The conservation foundation has launched its own independent water quality tests off Sorrento in Victoria, claiming it doesn't trust the official monitor.
They say pictures obtained from satellite images suggest plumes are too big.
'There are certain boundary limits on those particular dredge plumes, looking at the satellite photograph it looks very much like the plume is going well beyond that boundary,' said Conservation Foundation's Chris Smyth. Results from the tests are expected to come through next month, with the official independent monitor happy to consider them.
'I'm not here to judge the motives of others but we are here to look at the information they can bring to the table,' said Independent Monitor Mick Bourke.
Conservation Foundation officials concede even if their tests find turbidity levels are acceptable that will not change their opposition to dredging.
'The project is inappropriate for Port Phillip Bay, we think the risk of Port Phillip Bay is too great,' said Mr Smyth. (Skynews Report)
And from the ACF website:
New satellite images of Port Phillip Bay suggest the size of the plume from the dredging vessel may be breaching the limits set by the Victorian Government.
“These satellite images suggest the plume has spread further than was predicted in the State Government’s environmental management plan,” said ACF’s Marine Campaign Coordinator Chris Smyth.

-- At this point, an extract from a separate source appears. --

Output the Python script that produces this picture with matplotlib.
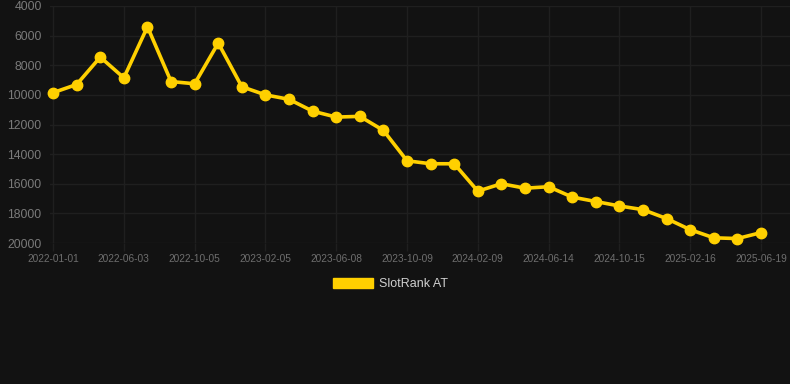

“We are concerned there has been no public comment by the Port of Melbourne or the government officials acting as the project’s environmental monitor on this possible breach of the environmental management plan.
“Satellite images cannot tell the full story. That’s why it’s so important to get out on the water and do thorough, scientifically-accurate monitoring,” he said.
Monash University scientists are conducting independent scientific monitoring as part of ACF’s BayMonitor program , following widespread concern about the adequacy of the dredging project’s official monitoring program.
Mr Smyth said the scientists were currently testing the turbidity (cloudiness) of the water at locations around Port Phillip Bay.
“Our aim is to conduct solid, independent testing, to shine some light on the Port’s monitoring program and alert the community to the environmental consequences of the channel deepening.
“At present the BayMonitor program is being funded by the Shire of Mornington Peninsula, with some philanthropic support, but if it is going to continue for the duration of the dredging we will need more financial help,” Mr Smyth said.